§ Source data:
++++
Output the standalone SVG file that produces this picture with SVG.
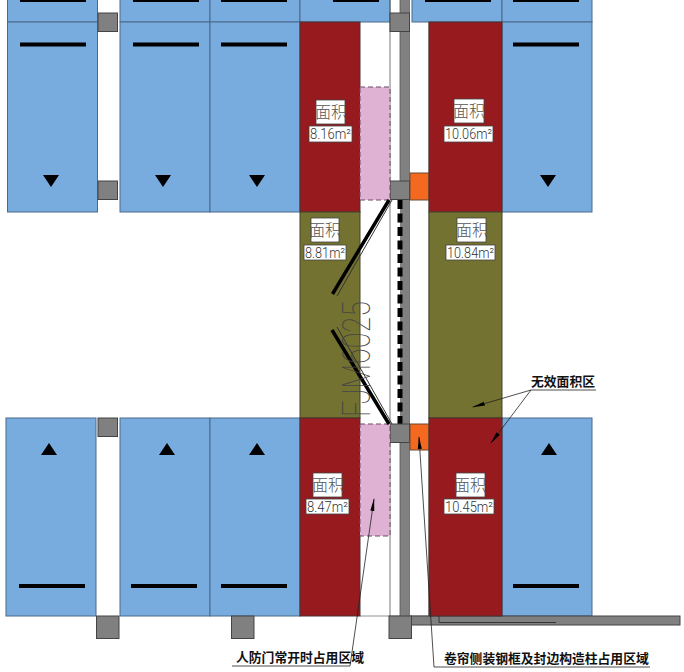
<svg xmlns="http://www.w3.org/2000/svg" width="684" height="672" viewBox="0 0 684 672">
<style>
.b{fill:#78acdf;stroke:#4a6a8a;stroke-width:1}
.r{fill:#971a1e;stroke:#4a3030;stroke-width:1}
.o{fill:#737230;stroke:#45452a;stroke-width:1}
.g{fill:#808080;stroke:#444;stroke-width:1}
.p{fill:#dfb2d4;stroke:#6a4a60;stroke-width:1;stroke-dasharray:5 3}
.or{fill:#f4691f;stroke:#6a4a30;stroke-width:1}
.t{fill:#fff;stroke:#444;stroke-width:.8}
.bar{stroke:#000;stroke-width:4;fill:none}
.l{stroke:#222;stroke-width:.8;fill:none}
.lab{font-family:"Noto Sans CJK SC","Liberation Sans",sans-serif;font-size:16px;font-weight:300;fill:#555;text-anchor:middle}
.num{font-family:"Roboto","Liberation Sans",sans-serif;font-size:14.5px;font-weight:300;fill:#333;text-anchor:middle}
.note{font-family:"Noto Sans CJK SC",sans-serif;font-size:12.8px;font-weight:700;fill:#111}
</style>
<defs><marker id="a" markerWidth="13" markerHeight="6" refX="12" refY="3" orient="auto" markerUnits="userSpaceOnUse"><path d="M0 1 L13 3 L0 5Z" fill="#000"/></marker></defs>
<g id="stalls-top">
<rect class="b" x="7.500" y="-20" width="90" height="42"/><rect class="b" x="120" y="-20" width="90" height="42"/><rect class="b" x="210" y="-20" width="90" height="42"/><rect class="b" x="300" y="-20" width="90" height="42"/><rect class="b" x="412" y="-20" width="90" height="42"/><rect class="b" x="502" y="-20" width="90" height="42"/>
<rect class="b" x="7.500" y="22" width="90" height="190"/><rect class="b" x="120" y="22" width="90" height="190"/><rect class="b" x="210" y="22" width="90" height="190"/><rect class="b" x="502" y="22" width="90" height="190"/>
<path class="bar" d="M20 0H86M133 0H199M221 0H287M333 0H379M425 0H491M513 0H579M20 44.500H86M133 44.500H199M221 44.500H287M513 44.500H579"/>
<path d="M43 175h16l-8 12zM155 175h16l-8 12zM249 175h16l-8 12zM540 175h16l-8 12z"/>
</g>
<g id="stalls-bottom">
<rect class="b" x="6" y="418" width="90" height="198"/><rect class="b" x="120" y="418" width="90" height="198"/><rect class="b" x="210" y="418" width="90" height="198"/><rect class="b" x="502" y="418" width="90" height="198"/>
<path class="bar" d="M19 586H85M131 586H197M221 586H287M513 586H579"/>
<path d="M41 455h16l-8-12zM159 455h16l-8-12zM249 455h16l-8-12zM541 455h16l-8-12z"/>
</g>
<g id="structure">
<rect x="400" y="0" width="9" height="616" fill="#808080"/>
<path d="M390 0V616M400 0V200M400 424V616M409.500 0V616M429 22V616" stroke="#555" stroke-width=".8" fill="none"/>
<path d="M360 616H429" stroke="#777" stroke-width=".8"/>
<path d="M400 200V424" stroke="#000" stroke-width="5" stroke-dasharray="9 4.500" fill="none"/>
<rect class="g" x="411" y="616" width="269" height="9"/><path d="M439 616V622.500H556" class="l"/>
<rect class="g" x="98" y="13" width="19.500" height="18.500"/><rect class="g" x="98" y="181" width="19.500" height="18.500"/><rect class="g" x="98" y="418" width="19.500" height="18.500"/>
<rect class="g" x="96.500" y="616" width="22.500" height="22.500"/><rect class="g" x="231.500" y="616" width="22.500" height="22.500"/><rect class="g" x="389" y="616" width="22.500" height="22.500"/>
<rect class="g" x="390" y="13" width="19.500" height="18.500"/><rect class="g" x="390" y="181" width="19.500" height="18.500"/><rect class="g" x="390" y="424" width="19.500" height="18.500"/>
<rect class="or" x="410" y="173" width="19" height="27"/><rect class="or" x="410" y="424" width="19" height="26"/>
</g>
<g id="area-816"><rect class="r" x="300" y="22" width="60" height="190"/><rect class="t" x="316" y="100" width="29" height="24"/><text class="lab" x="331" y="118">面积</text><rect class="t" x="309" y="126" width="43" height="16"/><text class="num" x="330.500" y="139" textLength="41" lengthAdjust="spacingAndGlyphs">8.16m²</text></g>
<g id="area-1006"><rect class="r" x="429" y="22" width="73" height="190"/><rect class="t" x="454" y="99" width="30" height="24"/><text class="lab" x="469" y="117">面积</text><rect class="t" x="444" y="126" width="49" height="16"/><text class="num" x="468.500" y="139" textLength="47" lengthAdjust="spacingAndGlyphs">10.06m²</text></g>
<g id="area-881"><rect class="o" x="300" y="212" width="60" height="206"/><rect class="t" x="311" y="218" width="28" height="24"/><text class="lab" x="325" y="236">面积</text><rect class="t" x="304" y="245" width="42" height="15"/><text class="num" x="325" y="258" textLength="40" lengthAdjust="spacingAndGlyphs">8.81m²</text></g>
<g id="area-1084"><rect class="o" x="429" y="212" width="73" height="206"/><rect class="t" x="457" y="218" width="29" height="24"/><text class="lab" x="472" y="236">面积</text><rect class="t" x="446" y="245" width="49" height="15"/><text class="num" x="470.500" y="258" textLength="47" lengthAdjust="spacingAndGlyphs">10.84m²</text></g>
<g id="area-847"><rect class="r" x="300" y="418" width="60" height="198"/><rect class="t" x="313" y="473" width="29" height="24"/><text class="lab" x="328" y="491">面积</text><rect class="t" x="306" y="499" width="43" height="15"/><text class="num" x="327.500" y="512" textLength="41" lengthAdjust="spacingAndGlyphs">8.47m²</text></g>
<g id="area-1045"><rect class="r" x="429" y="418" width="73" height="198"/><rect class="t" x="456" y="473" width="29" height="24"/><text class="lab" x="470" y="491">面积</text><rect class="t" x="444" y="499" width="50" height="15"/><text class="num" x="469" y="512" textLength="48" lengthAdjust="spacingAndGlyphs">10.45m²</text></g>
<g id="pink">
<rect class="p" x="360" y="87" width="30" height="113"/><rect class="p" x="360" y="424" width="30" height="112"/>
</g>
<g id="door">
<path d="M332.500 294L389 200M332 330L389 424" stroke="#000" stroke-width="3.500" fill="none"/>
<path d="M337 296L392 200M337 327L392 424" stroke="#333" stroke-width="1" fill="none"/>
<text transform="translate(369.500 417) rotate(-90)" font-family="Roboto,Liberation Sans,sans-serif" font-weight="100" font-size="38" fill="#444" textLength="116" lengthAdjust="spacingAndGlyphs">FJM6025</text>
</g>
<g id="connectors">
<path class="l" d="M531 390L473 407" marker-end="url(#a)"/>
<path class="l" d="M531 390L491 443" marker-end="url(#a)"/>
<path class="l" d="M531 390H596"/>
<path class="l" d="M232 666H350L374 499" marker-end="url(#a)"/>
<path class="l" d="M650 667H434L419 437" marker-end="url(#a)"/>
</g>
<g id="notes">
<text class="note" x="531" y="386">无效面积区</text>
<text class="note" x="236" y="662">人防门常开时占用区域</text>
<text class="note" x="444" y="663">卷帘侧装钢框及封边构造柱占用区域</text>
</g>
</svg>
++++
§ The task:
Except for the pictures, print the data above exactly.

§ The answer:
Output the standalone SVG file that produces this picture with SVG.
<svg xmlns="http://www.w3.org/2000/svg" width="684" height="672" viewBox="0 0 684 672">
<style>
.b{fill:#78acdf;stroke:#4a6a8a;stroke-width:1}
.r{fill:#971a1e;stroke:#4a3030;stroke-width:1}
.o{fill:#737230;stroke:#45452a;stroke-width:1}
.g{fill:#808080;stroke:#444;stroke-width:1}
.p{fill:#dfb2d4;stroke:#6a4a60;stroke-width:1;stroke-dasharray:5 3}
.or{fill:#f4691f;stroke:#6a4a30;stroke-width:1}
.t{fill:#fff;stroke:#444;stroke-width:.8}
.bar{stroke:#000;stroke-width:4;fill:none}
.l{stroke:#222;stroke-width:.8;fill:none}
.lab{font-family:"Noto Sans CJK SC","Liberation Sans",sans-serif;font-size:16px;font-weight:300;fill:#555;text-anchor:middle}
.num{font-family:"Roboto","Liberation Sans",sans-serif;font-size:14.5px;font-weight:300;fill:#333;text-anchor:middle}
.note{font-family:"Noto Sans CJK SC",sans-serif;font-size:12.8px;font-weight:700;fill:#111}
</style>
<defs><marker id="a" markerWidth="13" markerHeight="6" refX="12" refY="3" orient="auto" markerUnits="userSpaceOnUse"><path d="M0 1 L13 3 L0 5Z" fill="#000"/></marker></defs>
<g id="stalls-top">
<rect class="b" x="7.500" y="-20" width="90" height="42"/><rect class="b" x="120" y="-20" width="90" height="42"/><rect class="b" x="210" y="-20" width="90" height="42"/><rect class="b" x="300" y="-20" width="90" height="42"/><rect class="b" x="412" y="-20" width="90" height="42"/><rect class="b" x="502" y="-20" width="90" height="42"/>
<rect class="b" x="7.500" y="22" width="90" height="190"/><rect class="b" x="120" y="22" width="90" height="190"/><rect class="b" x="210" y="22" width="90" height="190"/><rect class="b" x="502" y="22" width="90" height="190"/>
<path class="bar" d="M20 0H86M133 0H199M221 0H287M333 0H379M425 0H491M513 0H579M20 44.500H86M133 44.500H199M221 44.500H287M513 44.500H579"/>
<path d="M43 175h16l-8 12zM155 175h16l-8 12zM249 175h16l-8 12zM540 175h16l-8 12z"/>
</g>
<g id="stalls-bottom">
<rect class="b" x="6" y="418" width="90" height="198"/><rect class="b" x="120" y="418" width="90" height="198"/><rect class="b" x="210" y="418" width="90" height="198"/><rect class="b" x="502" y="418" width="90" height="198"/>
<path class="bar" d="M19 586H85M131 586H197M221 586H287M513 586H579"/>
<path d="M41 455h16l-8-12zM159 455h16l-8-12zM249 455h16l-8-12zM541 455h16l-8-12z"/>
</g>
<g id="structure">
<rect x="400" y="0" width="9" height="616" fill="#808080"/>
<path d="M390 0V616M400 0V200M400 424V616M409.500 0V616M429 22V616" stroke="#555" stroke-width=".8" fill="none"/>
<path d="M360 616H429" stroke="#777" stroke-width=".8"/>
<path d="M400 200V424" stroke="#000" stroke-width="5" stroke-dasharray="9 4.500" fill="none"/>
<rect class="g" x="411" y="616" width="269" height="9"/><path d="M439 616V622.500H556" class="l"/>
<rect class="g" x="98" y="13" width="19.500" height="18.500"/><rect class="g" x="98" y="181" width="19.500" height="18.500"/><rect class="g" x="98" y="418" width="19.500" height="18.500"/>
<rect class="g" x="96.500" y="616" width="22.500" height="22.500"/><rect class="g" x="231.500" y="616" width="22.500" height="22.500"/><rect class="g" x="389" y="616" width="22.500" height="22.500"/>
<rect class="g" x="390" y="13" width="19.500" height="18.500"/><rect class="g" x="390" y="181" width="19.500" height="18.500"/><rect class="g" x="390" y="424" width="19.500" height="18.500"/>
<rect class="or" x="410" y="173" width="19" height="27"/><rect class="or" x="410" y="424" width="19" height="26"/>
</g>
<g id="area-816"><rect class="r" x="300" y="22" width="60" height="190"/><rect class="t" x="316" y="100" width="29" height="24"/><text class="lab" x="331" y="118">面积</text><rect class="t" x="309" y="126" width="43" height="16"/><text class="num" x="330.500" y="139" textLength="41" lengthAdjust="spacingAndGlyphs">8.16m²</text></g>
<g id="area-1006"><rect class="r" x="429" y="22" width="73" height="190"/><rect class="t" x="454" y="99" width="30" height="24"/><text class="lab" x="469" y="117">面积</text><rect class="t" x="444" y="126" width="49" height="16"/><text class="num" x="468.500" y="139" textLength="47" lengthAdjust="spacingAndGlyphs">10.06m²</text></g>
<g id="area-881"><rect class="o" x="300" y="212" width="60" height="206"/><rect class="t" x="311" y="218" width="28" height="24"/><text class="lab" x="325" y="236">面积</text><rect class="t" x="304" y="245" width="42" height="15"/><text class="num" x="325" y="258" textLength="40" lengthAdjust="spacingAndGlyphs">8.81m²</text></g>
<g id="area-1084"><rect class="o" x="429" y="212" width="73" height="206"/><rect class="t" x="457" y="218" width="29" height="24"/><text class="lab" x="472" y="236">面积</text><rect class="t" x="446" y="245" width="49" height="15"/><text class="num" x="470.500" y="258" textLength="47" lengthAdjust="spacingAndGlyphs">10.84m²</text></g>
<g id="area-847"><rect class="r" x="300" y="418" width="60" height="198"/><rect class="t" x="313" y="473" width="29" height="24"/><text class="lab" x="328" y="491">面积</text><rect class="t" x="306" y="499" width="43" height="15"/><text class="num" x="327.500" y="512" textLength="41" lengthAdjust="spacingAndGlyphs">8.47m²</text></g>
<g id="area-1045"><rect class="r" x="429" y="418" width="73" height="198"/><rect class="t" x="456" y="473" width="29" height="24"/><text class="lab" x="470" y="491">面积</text><rect class="t" x="444" y="499" width="50" height="15"/><text class="num" x="469" y="512" textLength="48" lengthAdjust="spacingAndGlyphs">10.45m²</text></g>
<g id="pink">
<rect class="p" x="360" y="87" width="30" height="113"/><rect class="p" x="360" y="424" width="30" height="112"/>
</g>
<g id="door">
<path d="M332.500 294L389 200M332 330L389 424" stroke="#000" stroke-width="3.500" fill="none"/>
<path d="M337 296L392 200M337 327L392 424" stroke="#333" stroke-width="1" fill="none"/>
<text transform="translate(369.500 417) rotate(-90)" font-family="Roboto,Liberation Sans,sans-serif" font-weight="100" font-size="38" fill="#444" textLength="116" lengthAdjust="spacingAndGlyphs">FJM6025</text>
</g>
<g id="connectors">
<path class="l" d="M531 390L473 407" marker-end="url(#a)"/>
<path class="l" d="M531 390L491 443" marker-end="url(#a)"/>
<path class="l" d="M531 390H596"/>
<path class="l" d="M232 666H350L374 499" marker-end="url(#a)"/>
<path class="l" d="M650 667H434L419 437" marker-end="url(#a)"/>
</g>
<g id="notes">
<text class="note" x="531" y="386">无效面积区</text>
<text class="note" x="236" y="662">人防门常开时占用区域</text>
<text class="note" x="444" y="663">卷帘侧装钢框及封边构造柱占用区域</text>
</g>
</svg>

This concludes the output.